(Records with drawing code)
---+---

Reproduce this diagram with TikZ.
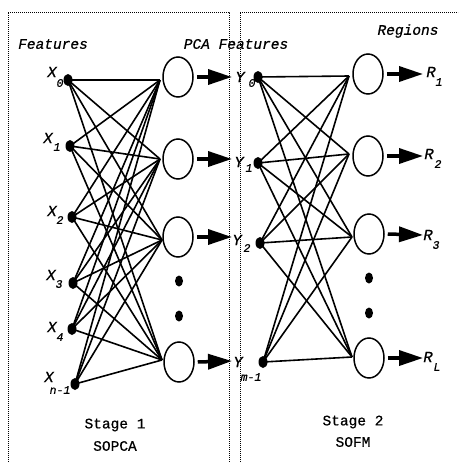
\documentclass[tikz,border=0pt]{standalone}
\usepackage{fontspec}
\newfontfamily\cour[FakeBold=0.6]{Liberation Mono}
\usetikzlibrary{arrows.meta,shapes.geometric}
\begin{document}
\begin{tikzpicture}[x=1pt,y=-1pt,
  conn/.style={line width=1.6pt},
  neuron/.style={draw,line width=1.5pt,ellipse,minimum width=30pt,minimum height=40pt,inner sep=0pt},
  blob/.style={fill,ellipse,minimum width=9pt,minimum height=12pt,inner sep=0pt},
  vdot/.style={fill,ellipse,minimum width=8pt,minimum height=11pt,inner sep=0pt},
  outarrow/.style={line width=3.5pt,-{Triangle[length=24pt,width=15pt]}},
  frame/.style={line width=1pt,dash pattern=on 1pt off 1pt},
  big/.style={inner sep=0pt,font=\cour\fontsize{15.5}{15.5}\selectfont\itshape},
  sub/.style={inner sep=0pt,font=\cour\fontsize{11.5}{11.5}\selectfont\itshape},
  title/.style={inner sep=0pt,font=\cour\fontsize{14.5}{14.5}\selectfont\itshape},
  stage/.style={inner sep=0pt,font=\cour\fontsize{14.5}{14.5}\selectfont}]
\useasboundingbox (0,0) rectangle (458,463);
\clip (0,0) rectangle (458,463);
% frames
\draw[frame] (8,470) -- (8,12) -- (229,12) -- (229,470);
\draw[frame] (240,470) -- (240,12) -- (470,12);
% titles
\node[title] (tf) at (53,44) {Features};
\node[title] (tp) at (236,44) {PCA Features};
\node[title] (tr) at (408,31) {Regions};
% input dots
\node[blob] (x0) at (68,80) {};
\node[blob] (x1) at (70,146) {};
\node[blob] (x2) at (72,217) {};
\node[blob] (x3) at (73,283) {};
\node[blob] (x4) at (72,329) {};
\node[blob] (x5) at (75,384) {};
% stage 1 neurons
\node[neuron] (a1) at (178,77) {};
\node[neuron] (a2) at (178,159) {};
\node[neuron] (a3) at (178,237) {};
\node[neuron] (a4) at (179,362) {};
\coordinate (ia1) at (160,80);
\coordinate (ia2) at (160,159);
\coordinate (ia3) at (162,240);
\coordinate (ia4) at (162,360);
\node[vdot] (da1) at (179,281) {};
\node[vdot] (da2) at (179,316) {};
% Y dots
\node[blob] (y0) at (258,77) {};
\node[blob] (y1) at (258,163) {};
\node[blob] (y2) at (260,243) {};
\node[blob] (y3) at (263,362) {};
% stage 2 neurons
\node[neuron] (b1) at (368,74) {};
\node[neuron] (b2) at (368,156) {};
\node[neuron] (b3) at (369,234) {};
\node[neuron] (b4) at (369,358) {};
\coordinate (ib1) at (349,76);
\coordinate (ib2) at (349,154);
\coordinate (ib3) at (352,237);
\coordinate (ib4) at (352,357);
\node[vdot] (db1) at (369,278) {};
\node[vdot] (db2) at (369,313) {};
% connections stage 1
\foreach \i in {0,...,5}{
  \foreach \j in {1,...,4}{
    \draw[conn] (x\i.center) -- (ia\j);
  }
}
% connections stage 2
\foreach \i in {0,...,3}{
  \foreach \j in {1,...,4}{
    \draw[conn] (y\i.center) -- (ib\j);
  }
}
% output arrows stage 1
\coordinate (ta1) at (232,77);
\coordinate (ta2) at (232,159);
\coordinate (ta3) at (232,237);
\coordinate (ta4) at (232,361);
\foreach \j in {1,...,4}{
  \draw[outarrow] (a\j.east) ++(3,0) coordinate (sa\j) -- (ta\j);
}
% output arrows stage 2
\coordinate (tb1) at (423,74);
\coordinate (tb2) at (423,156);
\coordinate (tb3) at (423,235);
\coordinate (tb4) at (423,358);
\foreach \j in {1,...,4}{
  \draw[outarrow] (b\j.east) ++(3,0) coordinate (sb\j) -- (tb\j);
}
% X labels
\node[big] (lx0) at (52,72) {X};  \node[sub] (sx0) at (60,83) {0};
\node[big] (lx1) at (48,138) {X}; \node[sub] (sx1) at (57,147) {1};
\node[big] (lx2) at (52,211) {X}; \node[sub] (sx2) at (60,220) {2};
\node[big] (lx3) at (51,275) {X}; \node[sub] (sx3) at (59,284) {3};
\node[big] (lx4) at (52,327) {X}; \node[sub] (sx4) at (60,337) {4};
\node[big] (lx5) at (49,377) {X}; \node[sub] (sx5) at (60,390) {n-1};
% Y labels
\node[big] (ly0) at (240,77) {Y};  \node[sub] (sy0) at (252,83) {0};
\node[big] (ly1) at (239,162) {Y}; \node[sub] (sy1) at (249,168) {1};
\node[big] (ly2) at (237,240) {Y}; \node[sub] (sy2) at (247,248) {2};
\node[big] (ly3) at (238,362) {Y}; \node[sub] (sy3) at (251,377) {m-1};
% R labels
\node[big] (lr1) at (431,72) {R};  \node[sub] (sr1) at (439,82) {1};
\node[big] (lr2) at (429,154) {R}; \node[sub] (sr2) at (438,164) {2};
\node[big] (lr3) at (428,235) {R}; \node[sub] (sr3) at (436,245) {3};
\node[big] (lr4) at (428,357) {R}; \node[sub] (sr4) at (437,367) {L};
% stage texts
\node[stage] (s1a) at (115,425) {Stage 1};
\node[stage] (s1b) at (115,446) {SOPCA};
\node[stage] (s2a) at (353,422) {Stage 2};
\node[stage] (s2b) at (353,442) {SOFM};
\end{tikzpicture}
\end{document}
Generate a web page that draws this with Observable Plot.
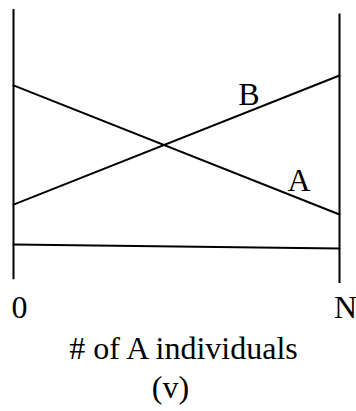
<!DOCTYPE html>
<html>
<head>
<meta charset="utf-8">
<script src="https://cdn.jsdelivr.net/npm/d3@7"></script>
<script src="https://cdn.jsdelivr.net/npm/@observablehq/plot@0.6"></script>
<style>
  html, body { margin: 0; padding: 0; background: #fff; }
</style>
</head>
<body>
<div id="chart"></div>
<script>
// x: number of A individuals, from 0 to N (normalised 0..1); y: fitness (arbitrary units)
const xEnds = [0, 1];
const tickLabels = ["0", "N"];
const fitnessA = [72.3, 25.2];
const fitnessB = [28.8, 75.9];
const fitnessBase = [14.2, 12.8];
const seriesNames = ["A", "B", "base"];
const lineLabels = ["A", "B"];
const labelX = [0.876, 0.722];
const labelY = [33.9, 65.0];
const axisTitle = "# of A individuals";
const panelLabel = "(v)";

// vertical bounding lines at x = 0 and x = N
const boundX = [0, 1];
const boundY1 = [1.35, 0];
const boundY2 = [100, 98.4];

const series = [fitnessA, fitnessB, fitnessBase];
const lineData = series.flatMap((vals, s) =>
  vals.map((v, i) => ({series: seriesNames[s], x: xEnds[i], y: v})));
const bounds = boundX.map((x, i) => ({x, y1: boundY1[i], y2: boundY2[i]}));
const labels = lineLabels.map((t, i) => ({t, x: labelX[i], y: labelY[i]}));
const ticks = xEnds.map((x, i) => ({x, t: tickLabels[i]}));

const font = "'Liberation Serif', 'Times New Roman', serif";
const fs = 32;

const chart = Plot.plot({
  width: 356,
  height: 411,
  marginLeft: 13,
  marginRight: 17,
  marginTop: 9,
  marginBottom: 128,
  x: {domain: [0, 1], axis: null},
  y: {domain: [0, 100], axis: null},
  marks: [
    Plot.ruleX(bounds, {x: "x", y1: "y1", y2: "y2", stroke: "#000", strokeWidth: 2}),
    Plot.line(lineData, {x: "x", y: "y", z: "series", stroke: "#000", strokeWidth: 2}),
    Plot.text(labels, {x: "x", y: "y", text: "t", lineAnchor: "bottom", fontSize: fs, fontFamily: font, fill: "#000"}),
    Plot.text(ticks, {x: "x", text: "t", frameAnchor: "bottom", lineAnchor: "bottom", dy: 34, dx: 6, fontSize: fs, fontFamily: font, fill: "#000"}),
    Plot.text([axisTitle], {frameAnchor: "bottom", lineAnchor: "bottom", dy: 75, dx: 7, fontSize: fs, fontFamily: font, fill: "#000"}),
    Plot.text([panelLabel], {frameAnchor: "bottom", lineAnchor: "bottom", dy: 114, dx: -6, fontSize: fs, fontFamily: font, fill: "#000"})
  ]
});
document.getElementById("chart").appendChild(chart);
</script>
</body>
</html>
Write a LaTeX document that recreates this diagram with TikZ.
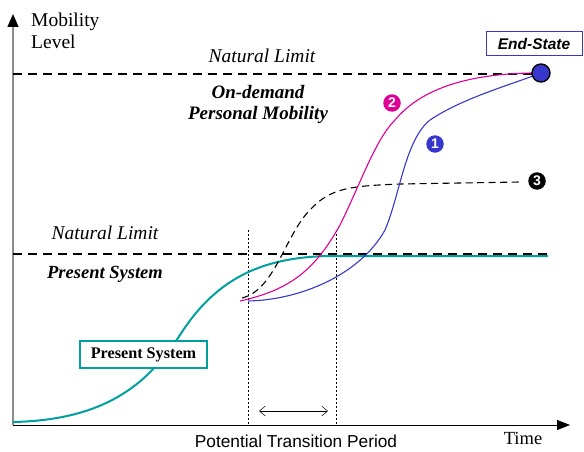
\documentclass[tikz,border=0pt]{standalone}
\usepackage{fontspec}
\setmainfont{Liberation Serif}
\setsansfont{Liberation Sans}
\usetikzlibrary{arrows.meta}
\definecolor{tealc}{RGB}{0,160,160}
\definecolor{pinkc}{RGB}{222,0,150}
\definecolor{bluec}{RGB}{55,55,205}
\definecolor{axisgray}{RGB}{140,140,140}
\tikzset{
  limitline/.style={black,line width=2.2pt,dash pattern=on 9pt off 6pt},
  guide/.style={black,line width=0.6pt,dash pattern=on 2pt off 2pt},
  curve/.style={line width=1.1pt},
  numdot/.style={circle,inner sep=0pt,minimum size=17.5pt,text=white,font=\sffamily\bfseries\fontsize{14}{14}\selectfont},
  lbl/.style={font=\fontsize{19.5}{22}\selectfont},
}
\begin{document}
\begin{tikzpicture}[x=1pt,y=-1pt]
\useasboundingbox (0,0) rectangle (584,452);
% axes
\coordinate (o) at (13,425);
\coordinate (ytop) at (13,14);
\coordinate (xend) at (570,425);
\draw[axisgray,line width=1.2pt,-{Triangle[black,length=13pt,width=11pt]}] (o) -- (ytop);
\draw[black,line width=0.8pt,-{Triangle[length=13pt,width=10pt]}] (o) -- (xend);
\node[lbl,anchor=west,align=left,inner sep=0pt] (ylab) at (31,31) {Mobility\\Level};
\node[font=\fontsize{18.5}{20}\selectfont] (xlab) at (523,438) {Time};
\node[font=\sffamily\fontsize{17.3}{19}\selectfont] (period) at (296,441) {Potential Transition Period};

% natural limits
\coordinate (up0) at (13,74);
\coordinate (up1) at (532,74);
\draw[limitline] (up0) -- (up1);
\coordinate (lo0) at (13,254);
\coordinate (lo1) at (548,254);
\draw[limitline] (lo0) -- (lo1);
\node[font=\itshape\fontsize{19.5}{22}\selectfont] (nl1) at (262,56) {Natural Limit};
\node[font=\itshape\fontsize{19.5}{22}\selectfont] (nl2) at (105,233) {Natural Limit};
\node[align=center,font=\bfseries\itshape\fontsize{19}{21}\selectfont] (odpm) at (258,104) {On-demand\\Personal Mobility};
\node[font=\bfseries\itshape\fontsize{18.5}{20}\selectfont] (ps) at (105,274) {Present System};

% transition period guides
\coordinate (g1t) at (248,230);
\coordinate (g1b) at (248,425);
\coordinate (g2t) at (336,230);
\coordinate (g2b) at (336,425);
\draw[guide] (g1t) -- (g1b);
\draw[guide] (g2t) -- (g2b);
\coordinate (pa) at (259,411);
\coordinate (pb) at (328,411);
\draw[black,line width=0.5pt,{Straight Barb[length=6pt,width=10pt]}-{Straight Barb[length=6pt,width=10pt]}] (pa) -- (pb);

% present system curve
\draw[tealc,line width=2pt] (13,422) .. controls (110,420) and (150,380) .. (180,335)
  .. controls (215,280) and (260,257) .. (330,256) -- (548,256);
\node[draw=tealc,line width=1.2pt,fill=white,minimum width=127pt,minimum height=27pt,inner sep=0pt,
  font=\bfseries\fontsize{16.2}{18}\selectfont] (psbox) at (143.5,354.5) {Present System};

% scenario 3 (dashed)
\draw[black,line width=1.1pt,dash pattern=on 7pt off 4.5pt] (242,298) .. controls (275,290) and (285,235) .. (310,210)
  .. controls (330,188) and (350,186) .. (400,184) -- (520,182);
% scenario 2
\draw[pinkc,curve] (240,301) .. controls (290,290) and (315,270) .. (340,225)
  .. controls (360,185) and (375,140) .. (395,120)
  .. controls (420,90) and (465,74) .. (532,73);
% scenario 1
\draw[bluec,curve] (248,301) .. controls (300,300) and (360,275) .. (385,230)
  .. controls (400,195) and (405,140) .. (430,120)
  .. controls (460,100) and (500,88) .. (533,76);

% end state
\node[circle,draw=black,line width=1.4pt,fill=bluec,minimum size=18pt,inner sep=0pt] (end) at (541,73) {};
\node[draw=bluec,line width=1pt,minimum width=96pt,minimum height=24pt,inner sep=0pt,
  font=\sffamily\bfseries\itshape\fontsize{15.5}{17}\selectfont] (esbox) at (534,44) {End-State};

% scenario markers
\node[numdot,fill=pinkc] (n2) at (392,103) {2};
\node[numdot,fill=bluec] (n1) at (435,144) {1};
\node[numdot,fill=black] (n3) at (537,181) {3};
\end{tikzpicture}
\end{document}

---+---

**OBJECTIVE:** Transcribe exactly the lines between the one containing "Generate a web" and the one containing "const boundY2 = [100, 98.4];", counting both ends. Pictures are not copied.

**WRITTEN RESPONSE:**
Generate a web page that draws this with Observable Plot.
<!DOCTYPE html>
<html>
<head>
<meta charset="utf-8">
<script src="https://cdn.jsdelivr.net/npm/d3@7"></script>
<script src="https://cdn.jsdelivr.net/npm/@observablehq/plot@0.6"></script>
<style>
  html, body { margin: 0; padding: 0; background: #fff; }
</style>
</head>
<body>
<div id="chart"></div>
<script>
// x: number of A individuals, from 0 to N (normalised 0..1); y: fitness (arbitrary units)
const xEnds = [0, 1];
const tickLabels = ["0", "N"];
const fitnessA = [72.3, 25.2];
const fitnessB = [28.8, 75.9];
const fitnessBase = [14.2, 12.8];
const seriesNames = ["A", "B", "base"];
const lineLabels = ["A", "B"];
const labelX = [0.876, 0.722];
const labelY = [33.9, 65.0];
const axisTitle = "# of A individuals";
const panelLabel = "(v)";

// vertical bounding lines at x = 0 and x = N
const boundX = [0, 1];
const boundY1 = [1.35, 0];
const boundY2 = [100, 98.4];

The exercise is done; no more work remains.